Die CT-Aufnahmen halfen den Toxikologen bei der weiteren Bearbeitung des Falls. Dort wurde bei analytischen Untersuchungen festgestellt, dass dem Backwerk ein starkes Beruhigungsmittel zugeführt worden war.

Während Teroerdes Präsentation kommt ein LKA-Kollege herein. Waffenspezialist Felix Baum ist gelernter Maschinenbauingenieur und nimmt gern die Dienste des CT in Anspruch. Er hat dem Techniker eine Pistole zur Untersuchung ausgehändigt, die früher scharf war und eventuell einmal unbrauchbar gemacht wurde.

Sichergestellt hat man sie bei einem „alten Kunden“. Baum hat die Waffe untersucht und sie für schussfähig befunden. Aufgrund von Auffälligkeiten an sichtbaren Oberflächen, zum Beispiel in Form von leichten Wölkchen, soll hier zerstörungsfrei die Struktur des Materials geprüft und im Bild festgehalten werden, bevor es zum Funktionsbeschuss geht. „Solche Auffälligkeiten kommen hier öfter vor“, erklärt er.

Und richtig. Der Computertomograf hat den Nachweis erbracht. Unter anderem ist ein neuer Lauf eingeschweißt worden, sehr gut und fast unsichtbar. „Röntgenaugen sehen mehr“, bemerkt Felix Baum zufrieden und verabschiedet sich. Die Ergebnisse fließen ins Gutachten, sodass an der Art und Weise des Umbaus nicht zu rütteln ist.

Der CT wird von den Brandexperten betrieben und hat sich bei der Aufklärung von Brandursachen bewährt. Zum Beispiel hatte vor einiger Zeit ein Lokal gebrannt. Ein Streit war vorausgegangen. Lag etwa Brandstiftung vor? „Ich habe in dem Zusammenhang einen interessanten schwarzen Klumpen im CT unter die Lupe genommen“, berichtet Mathias Teroerde. „Das war ursprünglich mal eine Fritteuse.“ Natürlich hätte auch ein defektes Gerät den Brand verursacht haben können.
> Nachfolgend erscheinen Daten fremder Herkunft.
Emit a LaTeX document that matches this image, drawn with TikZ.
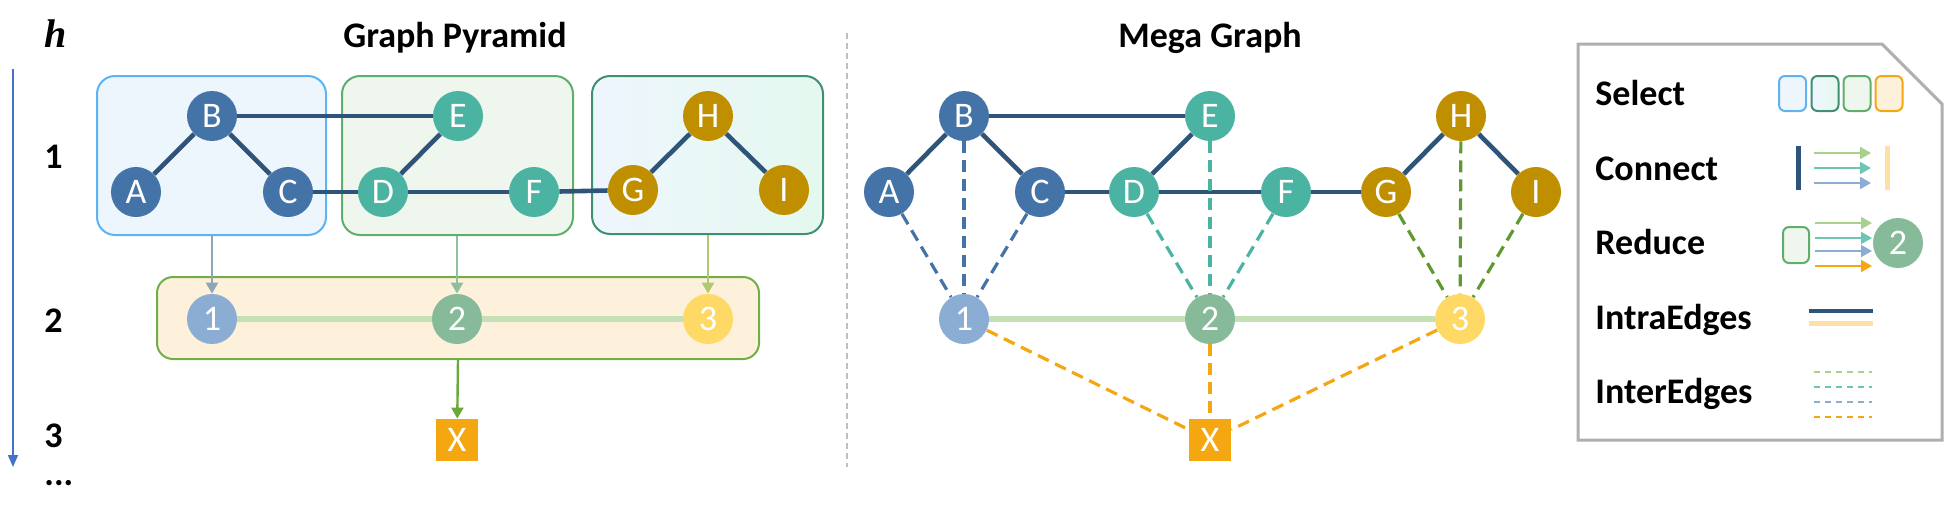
\documentclass[tikz,border=0pt]{standalone}
\usepackage{amsmath, amssymb}
\usepackage{fontspec}
\setmainfont{Carlito}
\newfontfamily\hfont{Liberation Serif}
\usetikzlibrary{arrows.meta}

\definecolor{edgeblue}{HTML}{2F5479}
\definecolor{nblue}{HTML}{4473A8}
\definecolor{nteal}{HTML}{4BB3A1}
\definecolor{ngold}{HTML}{BF8F00}
\definecolor{sblue}{HTML}{8CADD3}
\definecolor{sgreen}{HTML}{87BA99}
\definecolor{syellow}{HTML}{FFD966}
\definecolor{xorange}{HTML}{F5A712}
\definecolor{lgreen}{HTML}{C5E0B4}
\definecolor{boxfblue}{HTML}{EEF6FD}
\definecolor{boxdblue}{HTML}{5EB4F3}
\definecolor{boxfgreen}{HTML}{EFF6EE}
\definecolor{boxdgreen}{HTML}{5DAF6B}
\definecolor{boxdteal}{HTML}{3F8F70}
\definecolor{boxfmint}{HTML}{E4F8EF}
\definecolor{boxforange}{HTML}{FEF1DC}
\definecolor{boxdlime}{HTML}{71AE47}
\definecolor{arrgray}{HTML}{8FA5B8}
\definecolor{arrsage}{HTML}{8FBF9E}
\definecolor{arrlime}{HTML}{B0C872}
\definecolor{arrgreen}{HTML}{6AAA3A}
\definecolor{dashgreen}{HTML}{5F9A30}
\definecolor{legsand}{HTML}{FFE0A3}
\definecolor{leglime}{HTML}{A9D18E}
\definecolor{legteal}{HTML}{6DC6B1}
\definecolor{hblue}{HTML}{4472C4}
\definecolor{leggray}{HTML}{AFAFAF}

\begin{document}
\begin{tikzpicture}[x=0.5pt, y=-0.5pt,
		vert/.style={circle, minimum size=25pt, inner sep=0pt, text=white, font=\fontsize{18}{18}\selectfont},
		group/.style={rounded corners=9pt, line width=1pt, inner sep=0pt},
		intra/.style={edgeblue, line width=2.3pt},
		inter/.style={line width=1.6pt, dash pattern=on 6pt off 3.5pt},
		merge/.style={lgreen, line width=3.2pt},
		feed/.style={line width=1.2pt, -{Triangle[length=5.5pt,width=6pt]}},
		lbl/.style={font=\fontsize{18}{18}\selectfont\bfseries, inner sep=0pt},
		swatch/.style={rounded corners=3pt, line width=1pt, minimum width=13.5pt, minimum height=17.5pt, inner sep=0pt}]
		\useasboundingbox (0,0) rectangle (1944,515);

		% titles and levels
		\node[anchor=base west, inner sep=0pt, font=\fontsize{20}{20}\hfont\bfseries\itshape] (hlab) at (44,47) {h};
		\node[lbl, anchor=base] (tpyr) at (455,47) {Graph Pyramid};
		\node[lbl, anchor=base] (tmega) at (1210,47) {Mega Graph};
		\node[lbl, anchor=base west] (lev1) at (44,168) {1};
		\node[lbl, anchor=base west] (lev2) at (44,332) {2};
		\node[lbl, anchor=base west] (lev3) at (44,447) {3};
		\node[lbl, anchor=base west] (levd) at (44,485) {...};
		\coordinate (htop) at (13,69);
		\coordinate (hbot) at (13,467);
		\draw[hblue, line width=0.8pt, -{Triangle[length=6pt,width=5pt]}] (htop) -- (hbot);

		% graph pyramid
		\node[group, draw=boxdblue, fill=boxfblue, minimum width=114.5pt, minimum height=79.5pt] (gABC) at (211.5,155.5) {};
		\node[group, draw=boxdgreen, fill=boxfgreen, minimum width=115.5pt, minimum height=79.5pt] (gDEF) at (457.5,155.5) {};
		\node[group, draw=boxdteal, left color=boxfblue, right color=boxfmint, minimum width=115.5pt, minimum height=79pt] (gGHI) at (707.5,155) {};
		\node[group, rounded corners=8pt, draw=boxdlime, fill=boxforange, minimum width=301pt, minimum height=41pt] (g123) at (458,318) {};

		\node[vert, fill=nblue] (pA) at (136,192) {A};
		\node[vert, fill=nblue] (pB) at (212,116) {B};
		\node[vert, fill=nblue] (pC) at (288,192) {C};
		\node[vert, fill=nteal] (pD) at (383,192) {D};
		\node[vert, fill=nteal] (pE) at (458,116) {E};
		\node[vert, fill=nteal] (pF) at (534,192) {F};
		\node[vert, fill=ngold] (pG) at (633,190) {G};
		\node[vert, fill=ngold] (pH) at (708,116) {H};
		\node[vert, fill=ngold] (pI) at (784,190) {I};
		\draw[intra] (pA) -- (pB);
		\draw[intra] (pB) -- (pC);
		\draw[intra] (pB) -- (pE);
		\draw[intra] (pC) -- (pD);
		\draw[intra] (pD) -- (pE);
		\draw[intra] (pD) -- (pF);
		\draw[intra] (pF) -- (pG);
		\draw[intra] (pG) -- (pH);
		\draw[intra] (pH) -- (pI);

		\node[vert, fill=sblue] (p1) at (212,319) {1};
		\node[vert, fill=sgreen] (p2) at (457,319) {2};
		\node[vert, fill=syellow] (p3) at (708,319) {3};
		\draw[merge] (p1) -- (p2);
		\draw[merge] (p2) -- (p3);
		\node[vert, rectangle, minimum size=21pt, fill=xorange] (pX) at (457,440) {X};

		\draw[feed, arrgray] (gABC.south -| p1) -- (p1);
		\draw[feed, arrsage] (gDEF.south -| p2) -- (p2);
		\draw[feed, arrlime] (gGHI.south -| p3) -- (p3);
		\draw[feed, arrgreen] (g123.south) -- (pX);

		\draw[black!25, line width=0.7pt, dash pattern=on 3pt off 2pt] (847,33) -- (847,467);

		% mega graph
		\node[vert, fill=nblue] (mA) at (889,192) {A};
		\node[vert, fill=nblue] (mB) at (964,116) {B};
		\node[vert, fill=nblue] (mC) at (1040,192) {C};
		\node[vert, fill=nteal] (mD) at (1134,192) {D};
		\node[vert, fill=nteal] (mE) at (1210,116) {E};
		\node[vert, fill=nteal] (mF) at (1286,192) {F};
		\node[vert, fill=ngold] (mG) at (1386,192) {G};
		\node[vert, fill=ngold] (mH) at (1461,116) {H};
		\node[vert, fill=ngold] (mI) at (1536,192) {I};
		\draw[intra] (mA) -- (mB);
		\draw[intra] (mB) -- (mC);
		\draw[intra] (mB) -- (mE);
		\draw[intra] (mC) -- (mD);
		\draw[intra] (mD) -- (mE);
		\draw[intra] (mD) -- (mF);
		\draw[intra] (mF) -- (mG);
		\draw[intra] (mG) -- (mH);
		\draw[intra] (mH) -- (mI);

		\node[vert, fill=sblue] (m1) at (964,319) {1};
		\node[vert, fill=sgreen] (m2) at (1210,319) {2};
		\node[vert, fill=syellow] (m3) at (1460,319) {3};
		\node[vert, rectangle, minimum size=21pt, fill=xorange] (mX) at (1210,440) {X};
		\draw[merge] (m1) -- (m2);
		\draw[merge] (m2) -- (m3);

		\draw[inter, nblue] (mA) -- (m1);
		\draw[inter, nblue] (mB) -- (m1);
		\draw[inter, nblue] (mC) -- (m1);
		\draw[inter, nteal] (mD) -- (m2);
		\draw[inter, nteal] (mE) -- (m2);
		\draw[inter, nteal] (mF) -- (m2);
		\draw[inter, dashgreen] (mG) -- (m3);
		\draw[inter, dashgreen] (mH) -- (m3);
		\draw[inter, dashgreen] (mI) -- (m3);
		\draw[inter, xorange] (m1) -- (mX);
		\draw[inter, xorange] (m2) -- (mX);
		\draw[inter, xorange] (m3) -- (mX);

		% legend
		\draw[leggray, line width=1.5pt] (1578,44) -- (1882,44) -- (1942,104) -- (1942,440) -- (1578,440) -- cycle;
		\node[lbl, anchor=base west] (kSel) at (1595,105) {Select};
		\node[lbl, anchor=base west] (kCon) at (1595,180) {Connect};
		\node[lbl, anchor=base west] (kRed) at (1595,254) {Reduce};
		\node[lbl, anchor=base west] (kIntra) at (1595,329) {IntraEdges};
		\node[lbl, anchor=base west] (kInter) at (1595,403) {InterEdges};

		\node[swatch, draw=boxdblue, fill=boxfblue] (sw1) at (1792.5,93.5) {};
		\node[swatch, draw=boxdteal, left color=boxfblue, right color=boxfmint] (sw2) at (1825,93.5) {};
		\node[swatch, draw=boxdgreen, fill=boxfgreen] (sw3) at (1857,93.5) {};
		\node[swatch, draw=xorange, fill=boxforange] (sw4) at (1889,93.5) {};

		\draw[edgeblue, line width=2.5pt] (1798,146) -- (1798,190);
		\draw[feed, line width=1pt, leglime] (1814,153) -- (1871,153);
		\draw[feed, line width=1pt, legteal] (1814,168) -- (1871,168);
		\draw[feed, line width=1pt, sblue] (1814,183) -- (1871,183);
		\draw[legsand, line width=2.5pt] (1887,146) -- (1887,190);

		\node[swatch, minimum width=13pt, minimum height=18pt, draw=boxdgreen, fill=boxfgreen] (swR) at (1796,245) {};
		\draw[feed, line width=1pt, leglime] (1815,223) -- (1872,223);
		\draw[feed, line width=1pt, legteal] (1815,238) -- (1872,238);
		\draw[feed, line width=1pt, sblue] (1815,251) -- (1872,251);
		\draw[feed, line width=1pt, xorange] (1815,266) -- (1872,266);
		\node[vert, fill=sgreen] (k2) at (1898,243) {2};

		\draw[edgeblue, line width=2.2pt] (1809,311) -- (1873,311);
		\draw[legsand, line width=2.5pt] (1809,323) -- (1873,323);

		\draw[leglime, line width=1pt, dash pattern=on 3pt off 2.5pt] (1814,372) -- (1872,372);
		\draw[legteal, line width=1pt, dash pattern=on 3pt off 2.5pt] (1814,387) -- (1872,387);
		\draw[sblue, line width=1pt, dash pattern=on 3pt off 2.5pt] (1814,402) -- (1872,402);
		\draw[xorange, line width=1pt, dash pattern=on 3pt off 2.5pt] (1814,417) -- (1872,417);
	\end{tikzpicture}
\end{document}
Der CT konnte auch in diesem Fall helfen, die Überreste der Fritteuse wurden mit einem 3D-Scan zum Sprechen gebracht. „Schicht für Schicht haben wir uns vorgenommen, um den Schaltzustand beurteilen zu können.“ Auf diese Weise konnte nachgewiesen werden, dass die Fritteuse offensichtlich eingeschaltet war und einen Defekt an einem Regler hatte. Damit kam die defekte Fritteuse als Brandursache in Betracht.
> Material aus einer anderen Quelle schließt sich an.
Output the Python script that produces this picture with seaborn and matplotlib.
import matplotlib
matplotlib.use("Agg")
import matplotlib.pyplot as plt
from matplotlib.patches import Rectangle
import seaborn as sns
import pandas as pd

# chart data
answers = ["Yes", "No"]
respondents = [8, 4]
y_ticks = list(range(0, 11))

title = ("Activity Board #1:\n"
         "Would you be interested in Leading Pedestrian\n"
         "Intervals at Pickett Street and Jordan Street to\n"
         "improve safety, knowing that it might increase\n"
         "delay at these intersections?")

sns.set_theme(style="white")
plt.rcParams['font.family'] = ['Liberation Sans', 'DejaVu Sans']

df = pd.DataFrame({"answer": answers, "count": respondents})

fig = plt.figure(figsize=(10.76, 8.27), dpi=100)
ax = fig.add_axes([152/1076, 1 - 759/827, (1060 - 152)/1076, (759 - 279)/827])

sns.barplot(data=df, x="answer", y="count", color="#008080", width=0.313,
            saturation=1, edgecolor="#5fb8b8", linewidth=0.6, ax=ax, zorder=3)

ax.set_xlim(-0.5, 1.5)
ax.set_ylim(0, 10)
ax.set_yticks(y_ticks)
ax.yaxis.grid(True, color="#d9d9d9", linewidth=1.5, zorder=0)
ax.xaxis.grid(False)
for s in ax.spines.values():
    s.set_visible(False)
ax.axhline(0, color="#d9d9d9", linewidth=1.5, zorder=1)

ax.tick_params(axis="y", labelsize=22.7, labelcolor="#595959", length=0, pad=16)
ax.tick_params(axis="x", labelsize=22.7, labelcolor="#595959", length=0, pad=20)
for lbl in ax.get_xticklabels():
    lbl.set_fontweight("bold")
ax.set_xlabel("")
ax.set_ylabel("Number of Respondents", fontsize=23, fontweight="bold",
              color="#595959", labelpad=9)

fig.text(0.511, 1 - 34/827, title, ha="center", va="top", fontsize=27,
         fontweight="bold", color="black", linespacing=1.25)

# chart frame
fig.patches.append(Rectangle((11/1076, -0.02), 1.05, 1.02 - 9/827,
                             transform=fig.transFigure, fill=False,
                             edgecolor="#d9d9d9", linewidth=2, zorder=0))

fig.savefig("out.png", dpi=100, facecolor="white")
Auch bei Mordfällen greifen die Ermittler auf die Expertise von Teroerde zurück. Ein vergrabenes Knochenstück verrät selbst nach vielen Jahren oder Jahrzehnten noch Geheimnisse. Zum Beispiel können daran festgestellte Sägespuren besonders deutlich und anschaulich visualisiert werden.

Die Beispiele zeigen das breite Spektrum der Einsatzmöglichkeiten des CT-Geräts. Teroerde: „Hier dürften sich aber auch bisher noch unbekannte Anwendungsfelder ergeben.“ Als Ansprechpartner für konkrete Untersuchungsmöglichkeiten steht das Teildezernat 51.1 im LKA zur Verfügung.